Dead Poets Live
Autumn Journal
London
Returning to The Coronet, by popular demand, BAFTA-nominated Éanna Hardwicke reads Louis MacNeice in Dead Poets Live‘s staging of Autumn Journal.
The autumn of 1938 was, if you were British, arguably the most frightening moment of the twentieth century. Louis MacNeice was a poet from Northern Ireland, turning thirty-one and working as a lecturer in London and Autumn Journal, his masterpiece, describes his response to a season of intense anxiety and uncertainty. It’s a diary poem, which frets and argues with itself and blends the personal – a love affair, the daily round in London, the leaves falling and Christmas coming – with the overwhelming and terrifying inevitability of an approaching war. There’s no other poem quite like Autumn Journal, and few which communicate that mixture of dread, distraction and incidental beauty which seems so uncannily descriptive of our own present moment.
Performers

Éanna Hardwicke is an actor and writer from Cork.

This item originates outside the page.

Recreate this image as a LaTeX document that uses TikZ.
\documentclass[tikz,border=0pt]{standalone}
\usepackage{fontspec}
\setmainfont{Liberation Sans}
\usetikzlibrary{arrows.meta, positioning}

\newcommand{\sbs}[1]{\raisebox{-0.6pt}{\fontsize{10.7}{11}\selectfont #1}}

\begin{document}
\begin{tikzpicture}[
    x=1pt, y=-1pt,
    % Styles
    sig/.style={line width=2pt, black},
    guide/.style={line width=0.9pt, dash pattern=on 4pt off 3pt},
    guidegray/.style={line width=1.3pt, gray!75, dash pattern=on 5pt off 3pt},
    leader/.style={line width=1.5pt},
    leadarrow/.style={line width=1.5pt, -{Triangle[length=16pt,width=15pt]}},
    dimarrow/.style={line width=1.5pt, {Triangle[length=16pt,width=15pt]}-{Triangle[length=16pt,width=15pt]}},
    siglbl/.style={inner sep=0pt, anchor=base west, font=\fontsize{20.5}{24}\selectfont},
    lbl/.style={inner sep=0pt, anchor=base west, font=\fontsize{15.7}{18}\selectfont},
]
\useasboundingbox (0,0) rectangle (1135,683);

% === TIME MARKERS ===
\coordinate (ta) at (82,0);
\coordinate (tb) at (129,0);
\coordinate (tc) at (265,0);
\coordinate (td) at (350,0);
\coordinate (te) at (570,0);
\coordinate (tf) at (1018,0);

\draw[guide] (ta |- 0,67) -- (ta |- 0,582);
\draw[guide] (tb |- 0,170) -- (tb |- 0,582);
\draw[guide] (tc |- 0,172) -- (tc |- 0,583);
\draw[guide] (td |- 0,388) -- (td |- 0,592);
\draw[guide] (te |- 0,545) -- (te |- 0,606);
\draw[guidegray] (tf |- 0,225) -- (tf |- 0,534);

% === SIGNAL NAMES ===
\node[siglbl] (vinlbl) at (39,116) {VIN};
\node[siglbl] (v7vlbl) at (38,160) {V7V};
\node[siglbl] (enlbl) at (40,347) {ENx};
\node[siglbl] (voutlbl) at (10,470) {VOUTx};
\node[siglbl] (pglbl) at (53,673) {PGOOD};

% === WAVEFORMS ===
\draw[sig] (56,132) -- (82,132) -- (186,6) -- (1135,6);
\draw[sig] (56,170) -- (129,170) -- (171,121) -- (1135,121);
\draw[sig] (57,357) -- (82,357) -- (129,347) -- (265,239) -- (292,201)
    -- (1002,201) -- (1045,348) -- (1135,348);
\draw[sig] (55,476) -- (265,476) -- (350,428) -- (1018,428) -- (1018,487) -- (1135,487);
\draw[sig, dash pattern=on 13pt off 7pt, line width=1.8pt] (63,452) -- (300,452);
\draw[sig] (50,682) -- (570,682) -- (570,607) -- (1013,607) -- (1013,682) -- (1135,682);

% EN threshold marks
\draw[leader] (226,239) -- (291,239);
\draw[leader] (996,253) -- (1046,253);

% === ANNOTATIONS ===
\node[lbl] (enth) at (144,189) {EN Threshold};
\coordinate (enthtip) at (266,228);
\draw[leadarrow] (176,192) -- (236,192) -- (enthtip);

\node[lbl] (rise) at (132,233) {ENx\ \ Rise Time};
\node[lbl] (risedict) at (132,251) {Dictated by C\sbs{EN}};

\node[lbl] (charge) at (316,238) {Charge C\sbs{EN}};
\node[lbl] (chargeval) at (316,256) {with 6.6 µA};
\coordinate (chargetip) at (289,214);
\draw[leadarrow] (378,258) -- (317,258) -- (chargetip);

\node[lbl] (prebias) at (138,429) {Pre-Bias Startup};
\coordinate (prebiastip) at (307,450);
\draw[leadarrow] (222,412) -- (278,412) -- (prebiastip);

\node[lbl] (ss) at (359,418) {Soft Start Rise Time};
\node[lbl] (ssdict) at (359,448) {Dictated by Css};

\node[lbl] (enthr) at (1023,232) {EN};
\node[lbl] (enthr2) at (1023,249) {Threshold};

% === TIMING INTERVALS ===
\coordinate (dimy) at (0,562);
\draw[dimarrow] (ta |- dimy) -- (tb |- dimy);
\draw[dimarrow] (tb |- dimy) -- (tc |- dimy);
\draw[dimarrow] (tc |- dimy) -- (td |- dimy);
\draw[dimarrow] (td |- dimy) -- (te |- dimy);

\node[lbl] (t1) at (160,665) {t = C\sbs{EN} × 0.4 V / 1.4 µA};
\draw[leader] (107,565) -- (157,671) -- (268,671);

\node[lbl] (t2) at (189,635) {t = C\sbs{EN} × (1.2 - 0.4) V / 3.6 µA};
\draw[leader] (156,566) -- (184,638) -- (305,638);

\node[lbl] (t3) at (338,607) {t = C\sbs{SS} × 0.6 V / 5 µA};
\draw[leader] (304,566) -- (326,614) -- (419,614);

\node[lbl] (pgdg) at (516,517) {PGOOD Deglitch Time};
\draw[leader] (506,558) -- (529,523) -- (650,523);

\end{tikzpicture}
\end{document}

Earlier this year he delighted Donmar audiences as Semyon Epikhodov in The Cherry Orchard.
He most recently filmed the lead role of Silas Reade opposite Esme Creed-Miles in The Doll Factory, a TV adaptation of the bestselling novel by Elizabeth Macneal directed by Sacha Polak and Cathy Brady for Paramount+ and Buccaneer. He is shortly to be seen in A Very Royal Scandal, alongside Ruth Wilson and Michael Sheen.
His performance in BBC1 drama The Sixth Commandment, written by Sarah Phelps, alongside Timothy Spall and Anne Reid, was nominated for a BAFTA. His performance in the feature film Lakelands directed by Robert Higgins and Patrick McGivney, in which he plays the lead role of Cian opposite Danielle Galligan, saw him nominated for an IFTA.
His short film At Arm’s Length, co-written with Tom Monahan and directed by Brian Deane premiered at the Galway Film Fleadh in 2022.
Further credits include the role of Sebastian in season 2 of Fate: The Winx Saga for Netflix; the part of Robbie in the Screen Ireland-backed feature film The Sparrow, directed by Michael Kinirons; three seasons of the TV series Smother alongside Seána Kerslake and Ayoola Smart, directed by Dathaí Keane for the BBC & RTÉ; and the role of young Doug opposite Freya Mavor in the feature film Joan Verra directed by Laurent Larivière and starring Isabelle Huppert.
Further screen roles include Rob in Normal People directed by Lenny Abrahamson and Hettie Macdonald; Krypton directed by Metin Hüseyin for DC Ent. & Syfy; and the role of the Boy alongside Imogen Poots and Jesse Eisenberg in the feature film Vivarium, which premiered at Cannes Critics’ Week 2019.